Journal of Physical Chemistry B, Vol.117, No.3, 833-842, 2013
ONIOM (DFT:MM) Study of the Catalytic Mechanism of myo-Inositol Monophosphatase: Essential Role of Water in Enzyme Catalysis in the Two-Metal Mechanism
myo-Inositol monophosphatase (IMPase), a putative target of lithium therapy for bipolar disorder, is an enzyme that catalyzes the hydrolysis of myo-inositol-1-phosphate (Ins(1)P) into myo-inositol (MI) and inorganic phosphate. It is known that either two or three Mg2+ ions are used as cofactors in IMPase catalysis; however, the detailed catalytic mechanism and the specific number of Mer ions required have long remained obscure. To obtain a clearer view of the IMPase reaction, we undertook extensive ONIOM hybrid quantum mechanics and molecular mechanics (QM/MM) calculations, to evaluate the reaction with either three or two Mg2+ ions. Our calculations show that the three-metal mechanism is energetically unfavorable; the initial inline attack of a hydroxide ion on the Ins(1)P substrate markedly destabilized the system without producing any stable transition state or intermediate. By contrast, for the two-metal mechanism, a favorable pathway was obtained from QM/MM calculations.

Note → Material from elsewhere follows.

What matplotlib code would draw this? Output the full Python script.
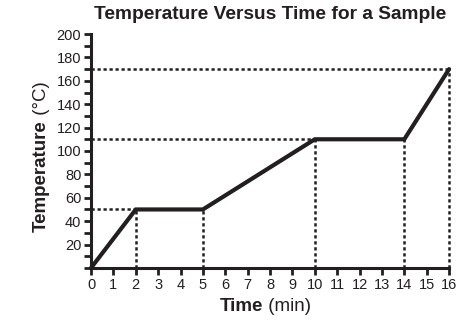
import matplotlib
matplotlib.use("Agg")
import matplotlib.pyplot as plt
from matplotlib.ticker import MultipleLocator

plt.rcParams['font.family'] = ['Liberation Sans', 'DejaVu Sans']

# Heating curve data
time_min = [0, 2, 5, 10, 14, 16]
temp_c = [0, 50, 50, 110, 110, 170]
# Points marked by reference guides
guide_t = [2, 5, 10, 14, 16]
guide_T = [50, 50, 110, 110, 170]
x_ticks = list(range(0, 17))
y_ticks = list(range(20, 201, 20))

ink = '#231f20'
dot = dict(color=ink, lw=1.8, ls=(0, (1.3, 1.1)), zorder=2, clip_on=False)

fig = plt.figure(figsize=(4.62, 3.24), dpi=100)
ax = fig.add_axes([0.197, 0.173, 0.775, 0.722])

ax.set_xlim(0, 16)
ax.set_ylim(0, 200)

# Dotted guide lines: down to the time axis, across to the temperature axis
for t, T in zip(guide_t, guide_T):
    ax.plot([t, t], [0, T], **dot)
for T in sorted(set(guide_T)):
    t0 = min(tt for tt, TT in zip(guide_t, guide_T) if TT == T)
    ax.plot([0, t0], [T, T], **dot)

ax.plot(time_min, temp_c, color=ink, lw=3, solid_capstyle='round',
        solid_joinstyle='miter', zorder=3, clip_on=False)

for s in ['top', 'right']:
    ax.spines[s].set_visible(False)
for s in ['left', 'bottom']:
    ax.spines[s].set_linewidth(2.2)
    ax.spines[s].set_color(ink)

ax.set_xticks(x_ticks)
ax.set_yticks(y_ticks)
ax.yaxis.set_minor_locator(MultipleLocator(10))
ax.tick_params(axis='both', which='both', direction='out', length=5,
               width=2, color=ink, labelsize=10.5, labelcolor=ink, pad=2)

ax.set_title('Temperature Versus Time for a Sample', fontsize=13.8,
             fontweight='bold', color=ink, pad=11)

# Axis labels with bold name and regular units
fs = 13.5
fig.text(0.57, 0.04, 'Time', fontsize=fs, fontweight='bold',
         color=ink, ha='right', va='baseline')
fig.text(0.57, 0.04, ' (min)', fontsize=fs, color=ink,
         ha='left', va='baseline')

yl = fig.text(0.1, 0.285, 'Temperature', fontsize=fs, fontweight='bold',
              color=ink, rotation=90, ha='left', va='baseline',
              rotation_mode='anchor')
fig.canvas.draw()
bb = yl.get_window_extent(fig.canvas.get_renderer())
y_top = bb.y1 / fig.bbox.height
fig.text(0.1, y_top, ' (°C)', fontsize=fs, color=ink, rotation=90,
         ha='left', va='baseline', rotation_mode='anchor')

fig.savefig('out.png', dpi=100)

In our proposed two-metal mechanism, the phosphoryl oxygen of the substrate acts as an acid base catalyst, activating a water molecule in the first step, and the resultant hydroxide ion attacks the substrate in an inline fashion. A second water molecule, bound to a Mg2+ ion, was found to play an essential role in the final proton-transfer step that leads to the formation of an MI product; this is achieved by lowering the energy barrier by 2.5 kcal/mol compared with the barrier for the mechanism that does not use this water molecule. Our results should advance our understanding of the IMPase mechanism, and this could have profound implications for the treatment of disease in the central nervous system.